— Information supplied —
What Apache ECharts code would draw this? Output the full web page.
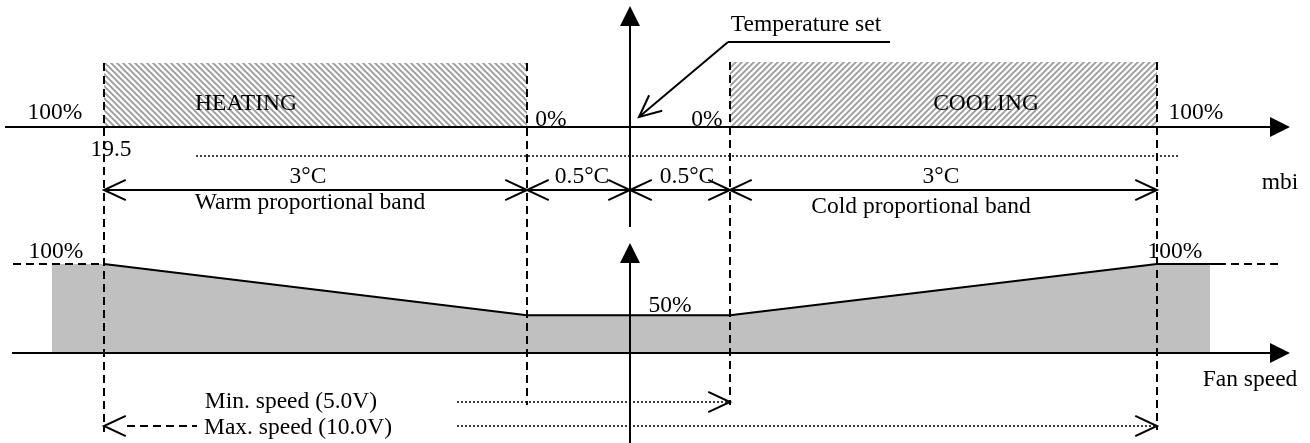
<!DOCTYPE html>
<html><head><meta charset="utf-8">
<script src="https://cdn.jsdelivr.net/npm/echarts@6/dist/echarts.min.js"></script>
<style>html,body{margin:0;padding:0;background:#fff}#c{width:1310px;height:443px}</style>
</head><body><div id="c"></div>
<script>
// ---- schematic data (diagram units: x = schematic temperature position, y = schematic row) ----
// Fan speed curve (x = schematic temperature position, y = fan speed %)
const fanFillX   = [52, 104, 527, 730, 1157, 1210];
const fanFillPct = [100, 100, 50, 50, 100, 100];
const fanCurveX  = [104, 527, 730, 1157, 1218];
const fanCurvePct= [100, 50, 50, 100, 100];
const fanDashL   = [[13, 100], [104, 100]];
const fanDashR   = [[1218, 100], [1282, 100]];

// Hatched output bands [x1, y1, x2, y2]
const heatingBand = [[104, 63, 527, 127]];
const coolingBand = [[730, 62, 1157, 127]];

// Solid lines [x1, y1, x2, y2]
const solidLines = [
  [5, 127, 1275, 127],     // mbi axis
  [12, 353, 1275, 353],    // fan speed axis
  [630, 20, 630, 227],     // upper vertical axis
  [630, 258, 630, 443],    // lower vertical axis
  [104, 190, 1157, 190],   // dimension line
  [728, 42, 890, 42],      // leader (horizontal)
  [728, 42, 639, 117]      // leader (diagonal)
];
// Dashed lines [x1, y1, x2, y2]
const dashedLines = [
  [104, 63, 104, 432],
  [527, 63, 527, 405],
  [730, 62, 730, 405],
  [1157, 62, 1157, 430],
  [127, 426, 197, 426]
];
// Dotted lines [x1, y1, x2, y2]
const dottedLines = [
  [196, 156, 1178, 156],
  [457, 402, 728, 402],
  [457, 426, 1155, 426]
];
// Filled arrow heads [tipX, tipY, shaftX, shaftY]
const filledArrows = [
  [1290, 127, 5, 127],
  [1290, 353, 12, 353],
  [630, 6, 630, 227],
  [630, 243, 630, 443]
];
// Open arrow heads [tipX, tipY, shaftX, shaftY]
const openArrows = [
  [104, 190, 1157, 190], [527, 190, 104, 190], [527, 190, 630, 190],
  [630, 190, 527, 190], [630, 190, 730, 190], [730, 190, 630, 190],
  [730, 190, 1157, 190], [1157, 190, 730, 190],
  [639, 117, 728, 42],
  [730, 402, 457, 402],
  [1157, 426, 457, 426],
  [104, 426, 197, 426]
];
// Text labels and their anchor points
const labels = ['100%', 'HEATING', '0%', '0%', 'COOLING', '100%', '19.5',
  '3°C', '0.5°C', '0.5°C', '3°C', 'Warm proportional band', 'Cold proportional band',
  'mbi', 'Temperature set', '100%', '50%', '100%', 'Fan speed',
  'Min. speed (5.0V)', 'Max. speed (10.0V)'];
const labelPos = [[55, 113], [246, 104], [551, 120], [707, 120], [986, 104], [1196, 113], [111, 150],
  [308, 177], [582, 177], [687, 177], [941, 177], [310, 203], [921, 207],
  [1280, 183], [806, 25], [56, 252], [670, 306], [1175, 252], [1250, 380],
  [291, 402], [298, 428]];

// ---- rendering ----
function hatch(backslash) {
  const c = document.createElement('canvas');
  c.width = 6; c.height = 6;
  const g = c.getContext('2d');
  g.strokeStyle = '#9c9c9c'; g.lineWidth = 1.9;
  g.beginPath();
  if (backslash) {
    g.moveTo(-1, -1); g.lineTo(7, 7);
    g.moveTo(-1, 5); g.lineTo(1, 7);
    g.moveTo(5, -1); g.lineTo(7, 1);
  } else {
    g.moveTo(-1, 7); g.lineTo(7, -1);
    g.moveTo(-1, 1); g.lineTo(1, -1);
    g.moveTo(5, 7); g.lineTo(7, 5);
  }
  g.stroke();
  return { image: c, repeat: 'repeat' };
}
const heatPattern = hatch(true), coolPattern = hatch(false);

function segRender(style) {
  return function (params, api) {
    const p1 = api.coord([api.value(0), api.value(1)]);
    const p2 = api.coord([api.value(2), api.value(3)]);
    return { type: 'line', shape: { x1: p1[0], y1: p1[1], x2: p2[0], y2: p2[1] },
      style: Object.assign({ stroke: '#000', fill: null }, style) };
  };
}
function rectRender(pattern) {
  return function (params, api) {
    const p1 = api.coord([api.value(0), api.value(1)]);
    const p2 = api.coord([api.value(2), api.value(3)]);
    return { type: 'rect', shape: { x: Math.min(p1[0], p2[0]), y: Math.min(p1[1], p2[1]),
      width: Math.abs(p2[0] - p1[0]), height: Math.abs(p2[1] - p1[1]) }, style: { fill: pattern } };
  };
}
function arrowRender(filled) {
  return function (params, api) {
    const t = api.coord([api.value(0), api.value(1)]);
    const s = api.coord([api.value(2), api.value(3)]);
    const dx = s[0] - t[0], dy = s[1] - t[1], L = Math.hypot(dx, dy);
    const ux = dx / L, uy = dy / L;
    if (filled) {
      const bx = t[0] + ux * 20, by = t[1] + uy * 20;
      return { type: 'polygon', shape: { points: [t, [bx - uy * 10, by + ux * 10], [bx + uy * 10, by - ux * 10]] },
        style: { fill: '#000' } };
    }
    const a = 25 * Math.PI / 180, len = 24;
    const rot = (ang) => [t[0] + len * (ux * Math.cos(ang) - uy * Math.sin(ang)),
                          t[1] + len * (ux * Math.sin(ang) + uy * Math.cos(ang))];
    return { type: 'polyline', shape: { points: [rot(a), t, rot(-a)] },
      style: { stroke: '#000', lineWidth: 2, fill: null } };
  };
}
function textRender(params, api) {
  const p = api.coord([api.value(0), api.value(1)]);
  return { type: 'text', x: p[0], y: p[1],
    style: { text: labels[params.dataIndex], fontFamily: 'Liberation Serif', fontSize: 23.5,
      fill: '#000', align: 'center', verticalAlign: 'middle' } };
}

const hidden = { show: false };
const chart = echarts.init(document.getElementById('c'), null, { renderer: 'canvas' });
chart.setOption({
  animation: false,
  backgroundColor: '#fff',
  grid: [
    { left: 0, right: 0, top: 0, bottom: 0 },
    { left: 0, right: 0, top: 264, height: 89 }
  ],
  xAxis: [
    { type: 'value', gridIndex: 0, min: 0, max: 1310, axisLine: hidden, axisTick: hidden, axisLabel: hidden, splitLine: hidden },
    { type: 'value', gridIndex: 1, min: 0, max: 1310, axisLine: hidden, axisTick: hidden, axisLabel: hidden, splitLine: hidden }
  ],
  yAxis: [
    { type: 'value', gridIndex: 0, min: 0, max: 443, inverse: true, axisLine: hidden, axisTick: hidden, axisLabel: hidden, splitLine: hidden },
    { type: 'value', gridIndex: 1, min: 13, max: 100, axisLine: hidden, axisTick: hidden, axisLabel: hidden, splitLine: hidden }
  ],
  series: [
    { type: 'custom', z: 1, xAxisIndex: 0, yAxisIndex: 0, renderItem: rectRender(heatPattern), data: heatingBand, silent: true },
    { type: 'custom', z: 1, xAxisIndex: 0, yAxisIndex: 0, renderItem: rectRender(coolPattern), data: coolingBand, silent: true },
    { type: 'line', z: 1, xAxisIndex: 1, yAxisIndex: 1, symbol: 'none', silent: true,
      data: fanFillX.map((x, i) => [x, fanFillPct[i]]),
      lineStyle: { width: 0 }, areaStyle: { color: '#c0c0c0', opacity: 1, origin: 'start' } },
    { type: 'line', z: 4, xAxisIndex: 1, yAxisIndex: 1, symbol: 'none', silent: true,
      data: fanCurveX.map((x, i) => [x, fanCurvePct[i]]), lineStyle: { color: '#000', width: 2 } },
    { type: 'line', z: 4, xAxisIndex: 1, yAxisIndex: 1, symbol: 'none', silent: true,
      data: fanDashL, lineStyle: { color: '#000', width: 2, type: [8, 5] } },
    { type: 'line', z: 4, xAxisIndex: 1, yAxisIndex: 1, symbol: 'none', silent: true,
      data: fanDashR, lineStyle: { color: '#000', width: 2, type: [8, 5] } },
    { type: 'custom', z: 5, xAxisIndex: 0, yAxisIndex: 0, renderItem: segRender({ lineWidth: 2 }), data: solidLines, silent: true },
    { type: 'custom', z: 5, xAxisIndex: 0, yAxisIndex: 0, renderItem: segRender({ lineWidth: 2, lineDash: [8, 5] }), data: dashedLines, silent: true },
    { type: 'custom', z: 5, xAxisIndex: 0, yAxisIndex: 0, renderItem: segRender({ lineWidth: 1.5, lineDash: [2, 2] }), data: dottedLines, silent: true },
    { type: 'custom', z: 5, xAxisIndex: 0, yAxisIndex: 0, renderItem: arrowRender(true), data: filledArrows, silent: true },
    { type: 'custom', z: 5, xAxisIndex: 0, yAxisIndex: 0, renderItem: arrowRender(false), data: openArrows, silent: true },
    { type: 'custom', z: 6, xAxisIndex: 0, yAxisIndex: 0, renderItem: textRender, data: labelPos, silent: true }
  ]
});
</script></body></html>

— What the exercise asks —
Emit the lines of the material exactly, from its first line to the line containing "const coolingBand = [[730, 62, 1157, 127]];", inclusive; leave every picture out.

— Reply to the task —
What Apache ECharts code would draw this? Output the full web page.
<!DOCTYPE html>
<html><head><meta charset="utf-8">
<script src="https://cdn.jsdelivr.net/npm/echarts@6/dist/echarts.min.js"></script>
<style>html,body{margin:0;padding:0;background:#fff}#c{width:1310px;height:443px}</style>
</head><body><div id="c"></div>
<script>
// ---- schematic data (diagram units: x = schematic temperature position, y = schematic row) ----
// Fan speed curve (x = schematic temperature position, y = fan speed %)
const fanFillX   = [52, 104, 527, 730, 1157, 1210];
const fanFillPct = [100, 100, 50, 50, 100, 100];
const fanCurveX  = [104, 527, 730, 1157, 1218];
const fanCurvePct= [100, 50, 50, 100, 100];
const fanDashL   = [[13, 100], [104, 100]];
const fanDashR   = [[1218, 100], [1282, 100]];

// Hatched output bands [x1, y1, x2, y2]
const heatingBand = [[104, 63, 527, 127]];
const coolingBand = [[730, 62, 1157, 127]];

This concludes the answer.